I freaked. Four or five more nurses and another midwife rushed in and started scrambling, getting supplies, moving tools around. Lots of chaos, and I felt weirdly panicked because everyone was taking care of their own business but nobody had told me what was going on or what to do. So I sat up, stopped everyone, and said, “CAN SOMEONE JUST CONFIRM FOR ME THAT WE’RE DOING THIS WITHOUT THE DRUGS?”
BAHAHAHAHAHA can you even?! I remember it as clear as day. My one concern was that this thing was going down and I was not ready. It wasn’t going to plan, and I was scared. The midwife said, “Yes we are, and it’s gonna be okay.” I immediately looked to Ryan to help me get my head together. And he looked straight at me and told me that I could do it. And that I didn’t have a choice.

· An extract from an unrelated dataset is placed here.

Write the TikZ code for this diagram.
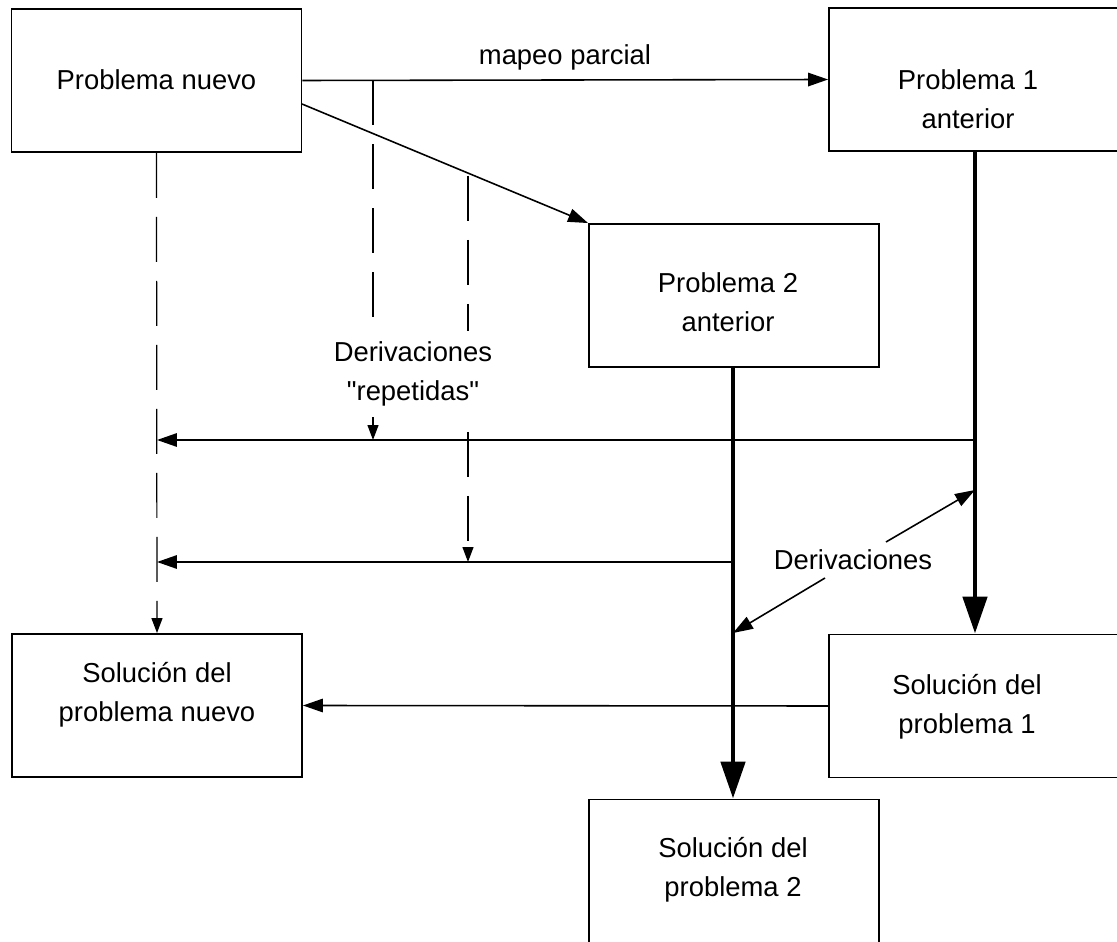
\documentclass[tikz,border=0pt]{standalone}
\usepackage{fontspec}
\setmainfont{Liberation Sans}[Ligatures=TeXOff]
\usetikzlibrary{arrows.meta}

\tikzset{
  box/.style={draw, line width=1.1pt, minimum width=5.8cm, minimum height=2.86cm, inner sep=0pt},
  txt/.style={font=\fontsize{15.6}{22}\selectfont, align=center, inner sep=0pt},
  thinarrow/.style={line width=0.9pt, -{Triangle[length=0.4cm, width=0.27cm]}},
  dasharrow/.style={line width=0.7pt, dash pattern=on 0.9cm off 0.38cm, -{Triangle[length=0.3cm, width=0.22cm]}},
  thickarrow/.style={line width=2.8pt, -{Triangle[length=0.74cm, width=0.48cm]}}
}

\begin{document}
\begin{tikzpicture}[x=0.02cm, y=-0.02cm]
\useasboundingbox (0,0) rectangle (1117,942);
\clip (0,0) rectangle (1117,942);

% boxes
\node[box] (pn) at (156.5,80.5) {};
\node[box] (p1) at (974,79.5) {};
\node[box] (p2) at (734,295.5) {};
\node[box] (sn) at (157,705.5) {};
\node[box] (s1) at (974,706) {};
\node[box] (s2) at (734,871) {};

% box texts
\node[txt] (pnt) at (156.5,80) {Problema nuevo};
\node[txt] (p1t) at (968,99) {Problema 1\\anterior};
\node[txt] (p2t) at (728,302) {Problema 2\\anterior};
\node[txt] (snt) at (157,695) {Solución del\\problema nuevo};
\node[txt] (s1t) at (967,707) {Solución del\\problema 1};
\node[txt] (s2t) at (733,870) {Solución del\\problema 2};

% points along the connectors
\coordinate (m1) at (373,80.5);
\coordinate (m1e) at (373,440);
\coordinate (m2) at (468,176);
\coordinate (m2e) at (468,562);
\coordinate (h1s) at (975,440);
\coordinate (h1e) at (157,440);
\coordinate (h2s) at (733,562);
\coordinate (h2e) at (157,562);
\coordinate (d1s) at (886,542);
\coordinate (d1e) at (975,490);
\coordinate (d2s) at (825,578);
\coordinate (d2e) at (733,633);

% partial mapping
\draw[thinarrow] (pn.east) -- (p1.west);
\draw[thinarrow] (302,104) -- (p2.north west);

% derivations of the previous problems
\draw[thickarrow] (p1.south -| h1s) -- (s1.north -| h1s);
\draw[thickarrow] (p2.south -| h2s) -- (s2.north -| h2s);

% reused derivations
\draw[thinarrow] (h1s) -- (h1e);
\draw[thinarrow] (h2s) -- (h2e);
\draw[thinarrow] (s1.west) -- (sn.east);

% repeated derivations (dashed)
\draw[dasharrow] (pn.south) -- (sn.north);
\draw[dasharrow] (m1) -- (m1e);
\draw[dasharrow] (m2) -- (m2e);

% derivation links
\draw[thinarrow] (d1s) -- (d1e);
\draw[thinarrow] (d2s) -- (d2e);

% labels
\node[txt] (lmap) at (565,57) {mapeo parcial};
\node[txt, fill=white, inner xsep=2pt, inner ysep=6pt] (lrep) at (413,374)
  {Derivaciones\\"repetidas"};
\node[txt] (lder) at (853,560) {Derivaciones};
\end{tikzpicture}
\end{document}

About 10 minutes later, Maggie was there.
All of this is to say: I learned a lot about myself that day, as a woman, and a mother, and a person.
Firstly, I learned that I was capable of so much more than I had assumed I was. I had put a judgement solidly in place that I wouldn’t be able to handle the pain. That I wouldn’t be able to bring my daughter into the world because it would hurt too much. Frankly, it was a judgement that I had made based on fear. And how many judgements or assumptions or limitations do we create for ourselves every single day, based on fear? Fear of failure, fear of pain, fear of growth?
The second thing I learned is that you can plan all you want, but life is going to unfold in its own way. In this case, literally. Maggie had a plan for coming into this world and there was nothing the rest of us could do but hang on for the ride. So when life throws us a curveball, we take a deep breath, regroup, and push through.
I feel like all of this can be applied so clearly to our own goals and dreams. Sometimes, the right thing to do is to start before you’re ready. How many times have you set aside a goal or an aspiration because “The timing just isn’t right.” Or “I don’t feel ready.” Or “I just need to do ____________ first.” We could wait and wait our lives away, holding on for the right timing or to feel like everything is aligned or to be completed with all of the imagined groundwork that we need to lay.
Or, we could just start. Before we’re ready. Trust ourselves, trust the process.
Don’t get me wrong. I’m not advocating diving headlong into every whim that we have. But what I am saying is that maybe we should give ourselves more credit. Maybe we should stop turning opportunities away out of fear. And maybe we need to remember that our goals won’t accomplish themselves. We are the only ones who have the power to put things into motion. It starts with us.